MIA Photo Fair 2016 è finita. La top 5 delle cose viste alla fiera di fotografia a Milano
1. Paola Agosti. Come eravamo. Il movimento femminista 1974-1982 Nel Paese in cui 7 ginecologi su 10 sono obiettori di coscienza e il Consiglio d’Europa constata che l’accesso al servizio sanitario per l’interruzione volontaria di gravidanza non è affatto semplice, sorprende – e piacevolmente – che il Premio Tempo Ritrovato – Fotografie da non perdere […]
1. Paola Agosti. Come eravamo.
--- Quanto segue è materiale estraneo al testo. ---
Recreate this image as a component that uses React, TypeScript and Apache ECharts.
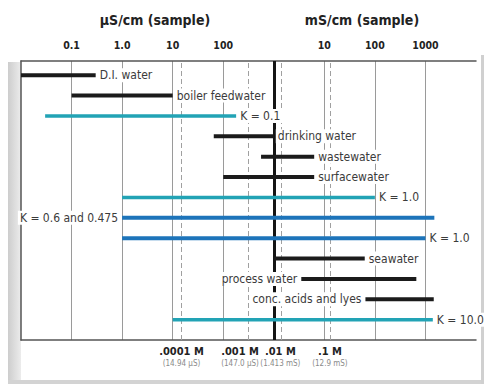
import React, { useEffect, useRef } from 'react';
import * as echarts from 'echarts';

// ---- data ----
const rowLabels = [
  'D.I. water',
  'boiler feedwater',
  'K = 0.1',
  'drinking water',
  'wastewater',
  'surfacewater',
  'K = 1.0',
  'K = 0.6 and 0.475',
  'K = 1.0',
  'seawater',
  'process water',
  'conc. acids and lyes',
  'K = 10.0',
];
// conductivity ranges in µS/cm (log scale)
const rangeLow = [0.01, 0.1, 0.03, 65, 560, 100, 1, 1, 1, 1000, 3500, 65000, 10];
const rangeHigh = [0.3, 10, 180, 1000, 6300, 6300, 100000, 1500000, 1000000, 63000, 660000, 1460000, 1400000];
const rowKind = ['sample', 'sample', 'cellTeal', 'sample', 'sample', 'sample', 'cellTeal', 'cellBlue', 'cellBlue', 'sample', 'sample', 'sample', 'cellTeal'];
const labelSide = ['right', 'right', 'right', 'right', 'right', 'right', 'right', 'left', 'right', 'right', 'left', 'left', 'right'];

// tick labels for decades 0.01 … 1e7 µS/cm (µS part, then mS part)
const topTickLabels = ['', '0.1', '1.0', '10', '100', '', '10', '100', '1000', ''];
const axisTitles = ['µS/cm (sample)', 'mS/cm (sample)'];

// KCl molar standards (positions as drawn)
const molarRefs = [14.94, 310, 1413, 12900];
const molarLabels = ['.0001 M', '.001 M', '.01 M', '.1 M'];
const molarSubLabels = ['(14.94 µS)', '(147.0 µS)', '(1.413 mS)', '(12.9 mS)'];
const unitSwitch = 1000; // 1 mS/cm

const FONT = '"DejaVu Sans Condensed", "Liberation Sans", sans-serif';

const colorOf = (k: string) => (k === 'sample' ? '#1b1b1b' : k === 'cellTeal' ? '#22a3b5' : '#1d74ba');

export default function App() {
  const ref = useRef<HTMLDivElement>(null);
  useEffect(() => {
    if (!ref.current) return;
    const chart = echarts.init(ref.current, null, { renderer: 'svg' });
    const yMin = -0.7;
    const yMax = 13;
    const molarLabelShift = [0, -8, -1, 0];
    const option: any = {
      animation: false,
      backgroundColor: '#ffffff',
      grid: { left: 21, top: 61, width: 455, height: 279 },
      xAxis: [
        {
          type: 'log',
          logBase: 10,
          position: 'top',
          min: 0.01,
          max: 1e7,
          splitNumber: 9,
          axisLine: { show: true, onZero: false, lineStyle: { color: '#555', width: 1.5 } },
          axisTick: { show: false },
          axisLabel: {
            margin: 11,
            fontFamily: FONT,
            fontWeight: 'bold',
            fontSize: 10.5,
            color: '#222',
            formatter: (v: number) => topTickLabels[Math.round(Math.log10(v)) + 2] ?? '',
          },
          splitLine: { show: true, showMinLine: false, showMaxLine: false, lineStyle: { color: '#9a9a9a', width: 1 } },
        },
        {
          type: 'log',
          logBase: 10,
          position: 'bottom',
          min: 0.01,
          max: 1e7,
          splitNumber: 9,
          axisLine: { show: true, onZero: false, lineStyle: { color: '#555', width: 1.5 } },
          axisTick: { show: false },
          axisLabel: { show: false },
          splitLine: { show: false },
        },
      ],
      yAxis: {
        type: 'value',
        inverse: true,
        min: yMin,
        max: yMax,
        axisLine: { show: true, onZero: false, lineStyle: { color: '#555', width: 1.5 } },
        axisTick: { show: false },
        axisLabel: { show: false },
        splitLine: { show: false },
      },
      graphic: [
        {
          type: 'rect',
          shape: { x: 8, y: 62, width: 13, height: 322 },
          style: {
            fill: new echarts.graphic.LinearGradient(0, 0, 1, 0, [
              { offset: 0, color: '#cdcdcd' },
              { offset: 1, color: '#ececec' },
            ]),
          },
          silent: true,
        },
        { type: 'rect', shape: { x: 8, y: 380, width: 476, height: 4 }, style: { fill: '#d3d3d3' }, silent: true },
        { type: 'rect', shape: { x: 481, y: 55, width: 3, height: 329 }, style: { fill: '#d0d0d0' }, silent: true },
        ...axisTitles.map((t, k) => ({
          type: 'text',
          x: k === 0 ? 155 : 362,
          y: 20,
          style: {
            text: t,
            font: `bold 14px ${FONT}`,
            fill: '#222',
            align: 'center',
            verticalAlign: 'middle',
            textAlign: 'center',
            textVerticalAlign: 'middle',
          },
        })),
      ],
      series: [
        {
          type: 'custom',
          z: 10,
          xAxisIndex: 0,
          yAxisIndex: 0,
          encode: { x: [0, 1], y: 2 },
          data: rowLabels.map((_, i) => [rangeLow[i], rangeHigh[i], i]),
          renderItem: (params: any, api: any) => {
            const i = params.dataIndex;
            const y = api.value(2);
            const p0 = api.coord([api.value(0), y]);
            const p1 = api.coord([api.value(1), y]);
            const kind = rowKind[i];
            const side = labelSide[i];
            const tx = side === 'right' ? p1[0] + 2 : p0[0] - 2;
            return {
              type: 'group',
              children: [
                {
                  type: 'line',
                  shape: { x1: p0[0], y1: p0[1], x2: p1[0], y2: p1[1] },
                  style: { stroke: colorOf(kind), lineWidth: kind === 'cellTeal' ? 3.5 : 4, lineCap: 'butt' },
                },
                {
                  type: 'text',
                  x: tx,
                  y: p0[1],
                  style: {
                    text: rowLabels[i],
                    font: `12px ${FONT}`,
                    fill: '#3b3b3b',
                    align: side === 'right' ? 'left' : 'right',
                    verticalAlign: 'middle',
                    textAlign: side === 'right' ? 'left' : 'right',
                    textVerticalAlign: 'middle',
                    backgroundColor: '#ffffff',
                    padding: [1, 2],
                  },
                },
              ],
            };
          },
          markLine: {
            silent: true,
            symbol: ['none', 'none'],
            label: {
              position: 'start',
              distance: 5,
              rich: {
                a: { fontFamily: FONT, fontWeight: 'bold', fontSize: 11, color: '#222', lineHeight: 13, align: 'center' },
                b: { fontFamily: FONT, fontSize: 8, color: '#8a8a8a', lineHeight: 11, align: 'center' },
              },
            },
            data: [
              ...molarRefs.map((v, k) => [
                {
                  coord: [v, yMax],
                  lineStyle: { color: '#a0a0a0', width: 1, type: [5, 3] },
                  label: {
                    show: true,
                    offset: [molarLabelShift[k], 0],
                    formatter: `{a|${molarLabels[k]}}\n{b|${molarSubLabels[k]}}`,
                  },
                },
                { coord: [v, yMin] },
              ]),
              [
                {
                  coord: [unitSwitch, yMax],
                  lineStyle: { color: '#151515', width: 3, type: 'solid' },
                  label: { show: false },
                },
                { coord: [unitSwitch, yMin] },
              ],
            ],
          },
        },
      ],
    };
    chart.setOption(option);
    return () => chart.dispose();
  }, []);
  return (
    <div
      ref={ref}
      style={{ position: 'absolute', left: 0, top: 0, width: 484, height: 384, background: '#fff' }}
    />
  );
}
Il movimento femminista 1974-1982
Nel Paese in cui 7 ginecologi su 10 sono obiettori di coscienza e il Consiglio d’Europa constata che l’accesso al servizio sanitario per l’interruzione volontaria di gravidanza non è affatto semplice, sorprende – e piacevolmente – che il Premio Tempo Ritrovato – Fotografie da non perdere vada quest’anno all’archivio fotografico di Paola Agosti (Torino, 1947), che negli anni Settanta – e fino al 1982 – ha documentato il movimento femminista e le rivendicazioni sociali avanzate dalle donne per le donne.
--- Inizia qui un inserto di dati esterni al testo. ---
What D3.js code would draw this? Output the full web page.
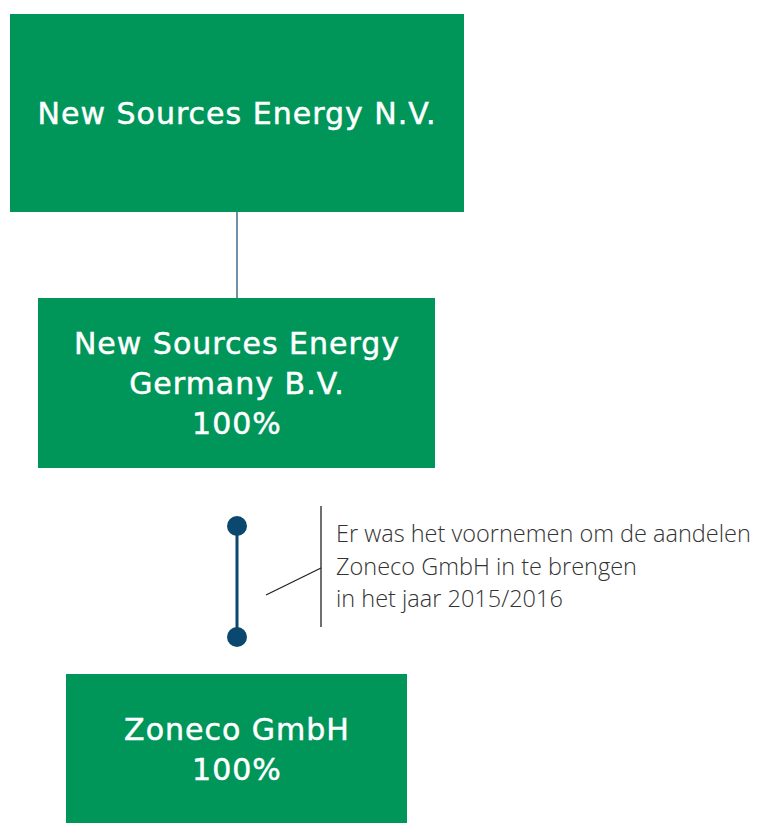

Un’indagine che, portata in mostra a MIA Fair, riallaccia il passato all’attualità – nella speranza, almeno da parte di chi scrive, di un nuovo slancio collettivo in tema di diritti e pari opportunità. Di più, è un esempio magnifico di una fotografia reportagistica che è anche narrazione sensibile e partecipe degli eventi: impossibile non percepire la scelta di campo della Agosti, che mette in scena microstorie di solidarietà e amicizia estemporanea al femminile, a dispetto della vulgata (misogina?) che fa della “femminista” una strega contemporanea, auspicandone la stessa sorte.
2. Officine dell’immagine
Ancora a riprova che una fiera può produrre un discorso culturale, la galleria attiva a Milano ha portato a The Mall una versione ridotta ma pregevole di un progetto espositivo fatto e finito. Una piccola mostra collettiva, che univa i quattro autori proposti – Gohar Dashti, Shadi Ghadirian, Servet Kocyigit, Jalal Sepehr – sia per la comune area geografica d’appartenenza, ovvero il Medio Oriente, sia soprattutto per i temi affrontati. Questioni sociali, quali la globalizzazione – e il dissidio con la tradizione culturale del posto, che si sente minacciata – e lo stesso ruolo della donna nella società (stavolta musulmana), vengono declinate diversamente da ogni fotografo esposto; a sottolineare che non esiste soltanto lo stile del fotogiornalismo, per avvicinare il grande pubblico a realtà più o meno estranee.
3. Galerie Voss
La serie di fotografie realizzate da Iwajla Klinke è apprezzabile ben oltre il livello tecnico e, quindi, estetico. L’autrice tedesca utilizza l’obiettivo per attualizzare quella sensibilità tutta nordica nei confronti del dettaglio e della sua resa cristallina. Eppure, il risultato esula dalla ritrattistica antropologica che tutto registra – e classifica: la ricchezza cromatica e luministica contrasta con il fondo nero; oscurità incipiente che sottrae informazioni alla vista, restituendo all’osservatore il concetto stesso del mistero rituale o liturgico. Per una fotografa che si riserva il diritto di intuire soltanto, invece di documentare.
4. Gallerie Maspes
Per essere la prima partecipazione a MIA Fair, gli espositori milanesi hanno trovato una chiave d’interpretazione della fotografia tutt’altro che marginale. Sviluppando il ruolo del mezzo come strumento d’indagine, hanno presentato a Milano delle radiografie d’arte. Realizzate dal belga Thierry Radelet, restauratore specializzatosi – proprio in Italia – nell’analisi multispettrale delle opere policrome, le grandi stampe sono altrettante “anime svelate” di sculture antiche e moderne, generalmente ben riconoscibili. Un progetto che, in maniera originale, ricorda implicitamente quanto anche un’immagine fotografica sia sempre una visione parziale di un tutto altrimenti inconoscibile, per quanto approfondita sia l’indagine condotta.
5. Galleria Pack
Per l’occasione, i lavori di Robert Gligorov si proiettano nello spazio. Letteralmente, dal momento che alcuni elementi dell’opera non sono rappresentazioni fotografiche dell’oggetto, ma oggetto stesso. Con un’ironia liberatoria – nella scelta di alcuni soggetti e soprattutto nell’interpretazione del tema – il macedone gioca con il principio di realtà già discusso in ambito concettuale. A riprova che, soprattutto in tempi recenti, l’influenza della rappresentazione non ha mai smesso di influenzare lo status dello stesso oggetto esperito.